# TASK DATA
/---
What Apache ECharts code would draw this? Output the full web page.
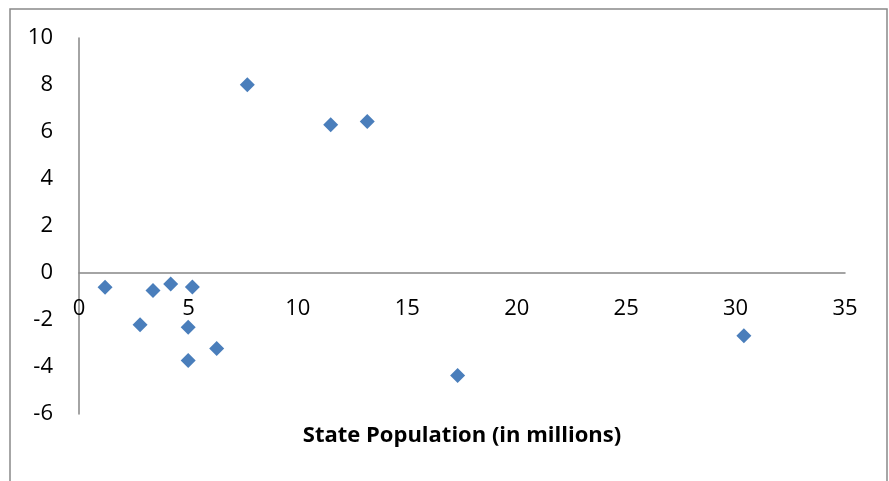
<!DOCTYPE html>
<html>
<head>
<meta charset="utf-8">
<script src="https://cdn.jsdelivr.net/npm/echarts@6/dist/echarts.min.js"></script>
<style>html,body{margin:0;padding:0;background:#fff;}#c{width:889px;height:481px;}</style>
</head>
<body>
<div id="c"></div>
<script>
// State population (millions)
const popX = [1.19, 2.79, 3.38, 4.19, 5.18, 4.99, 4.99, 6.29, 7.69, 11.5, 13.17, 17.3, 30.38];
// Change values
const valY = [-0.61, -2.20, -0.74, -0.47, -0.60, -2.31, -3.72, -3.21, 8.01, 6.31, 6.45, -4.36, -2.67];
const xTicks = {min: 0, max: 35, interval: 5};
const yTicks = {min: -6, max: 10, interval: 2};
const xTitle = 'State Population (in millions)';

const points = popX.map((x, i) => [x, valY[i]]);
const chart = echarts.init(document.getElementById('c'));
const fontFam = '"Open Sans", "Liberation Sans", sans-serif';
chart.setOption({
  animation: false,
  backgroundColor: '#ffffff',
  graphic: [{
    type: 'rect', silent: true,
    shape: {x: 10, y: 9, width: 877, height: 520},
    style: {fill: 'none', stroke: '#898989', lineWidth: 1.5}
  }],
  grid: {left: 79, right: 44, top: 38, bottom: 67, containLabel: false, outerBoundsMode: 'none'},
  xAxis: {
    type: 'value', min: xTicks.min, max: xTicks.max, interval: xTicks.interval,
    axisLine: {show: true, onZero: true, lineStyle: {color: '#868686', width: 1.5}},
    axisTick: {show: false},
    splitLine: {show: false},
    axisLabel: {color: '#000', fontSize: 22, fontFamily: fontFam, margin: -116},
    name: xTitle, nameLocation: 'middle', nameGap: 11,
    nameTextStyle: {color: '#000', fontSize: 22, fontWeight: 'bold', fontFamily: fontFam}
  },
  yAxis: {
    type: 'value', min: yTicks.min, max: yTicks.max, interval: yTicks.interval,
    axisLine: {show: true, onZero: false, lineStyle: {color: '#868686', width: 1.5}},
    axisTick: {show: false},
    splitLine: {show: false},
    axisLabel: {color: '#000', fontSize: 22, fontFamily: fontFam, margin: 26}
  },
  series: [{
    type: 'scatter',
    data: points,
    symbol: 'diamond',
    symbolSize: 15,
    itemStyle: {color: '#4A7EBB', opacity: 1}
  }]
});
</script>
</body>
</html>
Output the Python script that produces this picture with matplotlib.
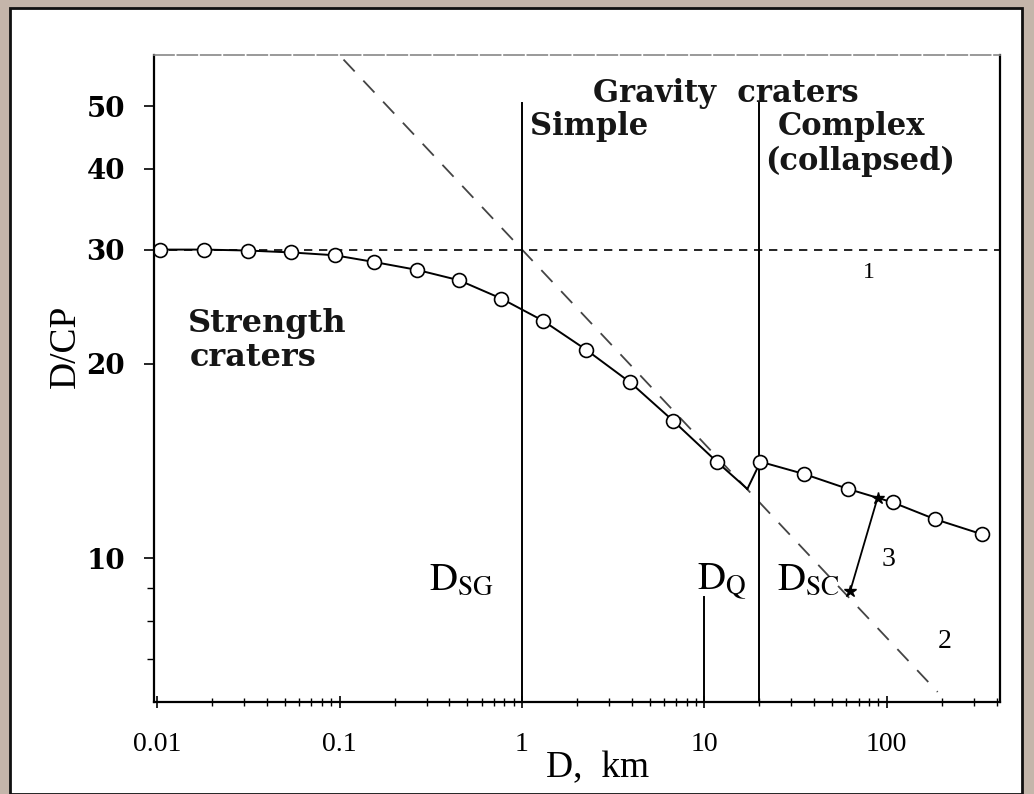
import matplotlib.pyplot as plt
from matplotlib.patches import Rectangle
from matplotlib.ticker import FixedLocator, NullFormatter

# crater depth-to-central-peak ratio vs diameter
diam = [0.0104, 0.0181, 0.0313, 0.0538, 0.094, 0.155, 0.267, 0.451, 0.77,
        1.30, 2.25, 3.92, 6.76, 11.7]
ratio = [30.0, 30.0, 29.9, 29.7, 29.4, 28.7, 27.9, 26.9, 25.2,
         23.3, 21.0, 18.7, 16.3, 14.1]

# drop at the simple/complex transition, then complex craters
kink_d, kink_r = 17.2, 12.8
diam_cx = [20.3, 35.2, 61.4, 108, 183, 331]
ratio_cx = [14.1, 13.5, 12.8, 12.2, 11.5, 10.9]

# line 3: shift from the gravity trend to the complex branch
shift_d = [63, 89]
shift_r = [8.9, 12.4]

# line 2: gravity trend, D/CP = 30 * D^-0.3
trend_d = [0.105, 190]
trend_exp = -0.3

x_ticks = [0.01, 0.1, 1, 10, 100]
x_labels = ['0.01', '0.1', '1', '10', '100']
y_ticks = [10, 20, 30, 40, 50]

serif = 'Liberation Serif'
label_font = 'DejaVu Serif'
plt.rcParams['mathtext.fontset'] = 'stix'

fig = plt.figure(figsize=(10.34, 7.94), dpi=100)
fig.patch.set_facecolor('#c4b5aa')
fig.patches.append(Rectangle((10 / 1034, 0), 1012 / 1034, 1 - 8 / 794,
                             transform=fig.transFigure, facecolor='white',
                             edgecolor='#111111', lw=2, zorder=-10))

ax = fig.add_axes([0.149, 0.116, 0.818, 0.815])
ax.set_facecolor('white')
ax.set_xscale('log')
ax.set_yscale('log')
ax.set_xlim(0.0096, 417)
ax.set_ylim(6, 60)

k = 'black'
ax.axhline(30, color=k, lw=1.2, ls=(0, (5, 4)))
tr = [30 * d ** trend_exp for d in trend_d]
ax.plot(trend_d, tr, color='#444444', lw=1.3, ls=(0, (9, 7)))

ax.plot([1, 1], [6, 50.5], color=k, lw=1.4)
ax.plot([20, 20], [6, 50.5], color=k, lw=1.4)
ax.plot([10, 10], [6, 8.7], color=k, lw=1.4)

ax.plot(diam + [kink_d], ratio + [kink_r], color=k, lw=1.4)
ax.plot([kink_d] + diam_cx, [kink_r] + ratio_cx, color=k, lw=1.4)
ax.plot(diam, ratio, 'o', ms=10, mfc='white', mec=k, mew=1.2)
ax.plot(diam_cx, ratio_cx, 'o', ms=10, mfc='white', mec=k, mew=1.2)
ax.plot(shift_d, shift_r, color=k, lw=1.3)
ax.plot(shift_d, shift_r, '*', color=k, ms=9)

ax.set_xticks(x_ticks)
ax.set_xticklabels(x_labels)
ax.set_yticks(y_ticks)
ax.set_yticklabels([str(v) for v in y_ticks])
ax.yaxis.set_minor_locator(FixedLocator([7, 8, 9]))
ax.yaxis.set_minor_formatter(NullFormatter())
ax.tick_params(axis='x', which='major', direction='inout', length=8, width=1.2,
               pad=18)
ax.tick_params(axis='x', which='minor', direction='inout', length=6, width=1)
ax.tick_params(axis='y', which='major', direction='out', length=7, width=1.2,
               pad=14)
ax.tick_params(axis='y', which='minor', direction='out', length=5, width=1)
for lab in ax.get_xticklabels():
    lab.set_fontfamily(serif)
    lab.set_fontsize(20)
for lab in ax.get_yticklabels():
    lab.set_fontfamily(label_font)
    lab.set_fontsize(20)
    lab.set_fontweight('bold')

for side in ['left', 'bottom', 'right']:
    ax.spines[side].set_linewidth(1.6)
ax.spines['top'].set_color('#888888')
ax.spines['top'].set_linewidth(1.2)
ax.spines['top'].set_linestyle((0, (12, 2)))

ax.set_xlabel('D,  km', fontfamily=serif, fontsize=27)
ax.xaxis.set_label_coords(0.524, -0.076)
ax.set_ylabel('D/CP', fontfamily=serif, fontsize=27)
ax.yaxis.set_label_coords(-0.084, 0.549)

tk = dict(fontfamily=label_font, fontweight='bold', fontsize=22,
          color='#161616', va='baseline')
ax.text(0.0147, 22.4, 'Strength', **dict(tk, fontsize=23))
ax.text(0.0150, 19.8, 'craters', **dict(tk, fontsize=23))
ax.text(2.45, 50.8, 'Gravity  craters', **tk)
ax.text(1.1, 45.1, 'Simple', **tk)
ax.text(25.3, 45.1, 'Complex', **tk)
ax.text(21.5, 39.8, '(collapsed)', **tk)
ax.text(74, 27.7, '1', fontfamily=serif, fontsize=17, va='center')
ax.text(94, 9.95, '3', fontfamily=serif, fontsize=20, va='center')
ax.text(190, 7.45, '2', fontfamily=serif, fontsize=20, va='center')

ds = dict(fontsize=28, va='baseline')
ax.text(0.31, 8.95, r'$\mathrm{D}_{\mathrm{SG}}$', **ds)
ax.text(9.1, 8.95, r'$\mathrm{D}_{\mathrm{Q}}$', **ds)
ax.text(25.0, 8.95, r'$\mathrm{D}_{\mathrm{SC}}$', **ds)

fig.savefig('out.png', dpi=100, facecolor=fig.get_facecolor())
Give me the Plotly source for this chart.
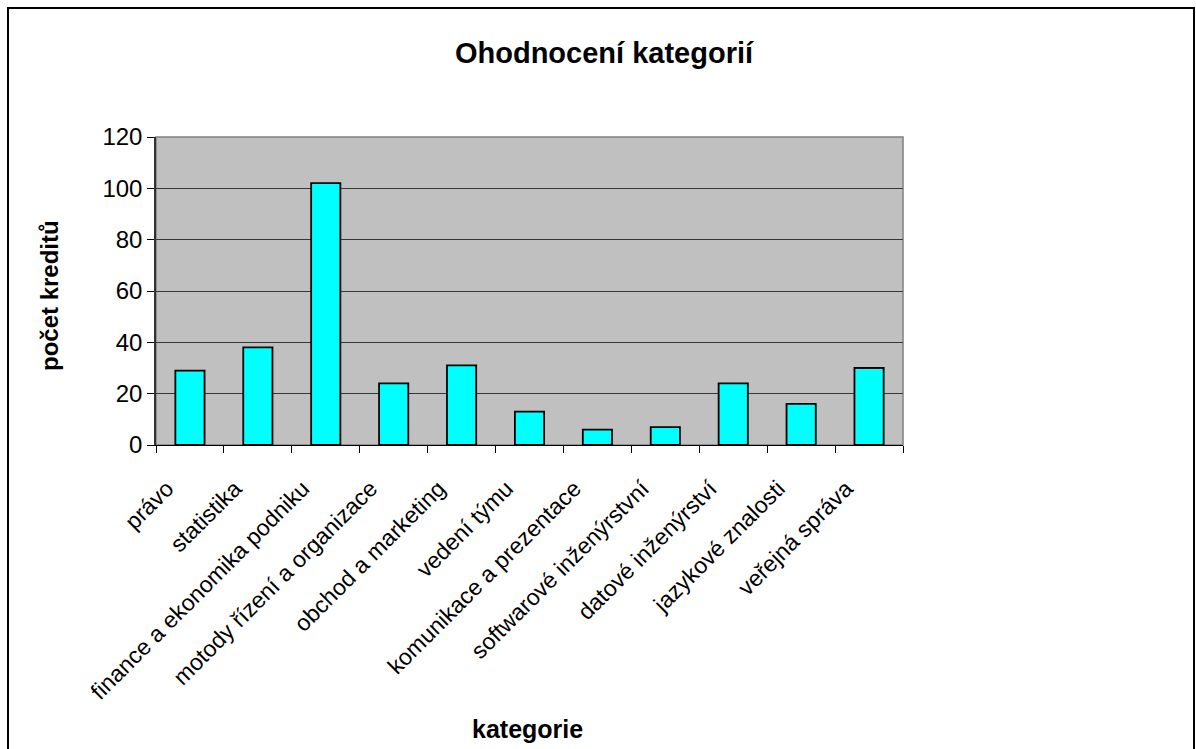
\---
# WORK TO BE COMPLETED
Copy word for word only the lines above from the one with "Output the Python" through the one with "trend_exp = -0.3". Leave pictures out.

# RESPONSE TO THIS TASK
Output the Python script that produces this picture with matplotlib.
import matplotlib.pyplot as plt
from matplotlib.patches import Rectangle
from matplotlib.ticker import FixedLocator, NullFormatter

# crater depth-to-central-peak ratio vs diameter
diam = [0.0104, 0.0181, 0.0313, 0.0538, 0.094, 0.155, 0.267, 0.451, 0.77,
        1.30, 2.25, 3.92, 6.76, 11.7]
ratio = [30.0, 30.0, 29.9, 29.7, 29.4, 28.7, 27.9, 26.9, 25.2,
         23.3, 21.0, 18.7, 16.3, 14.1]

# drop at the simple/complex transition, then complex craters
kink_d, kink_r = 17.2, 12.8
diam_cx = [20.3, 35.2, 61.4, 108, 183, 331]
ratio_cx = [14.1, 13.5, 12.8, 12.2, 11.5, 10.9]

# line 3: shift from the gravity trend to the complex branch
shift_d = [63, 89]
shift_r = [8.9, 12.4]

# line 2: gravity trend, D/CP = 30 * D^-0.3
trend_d = [0.105, 190]
trend_exp = -0.3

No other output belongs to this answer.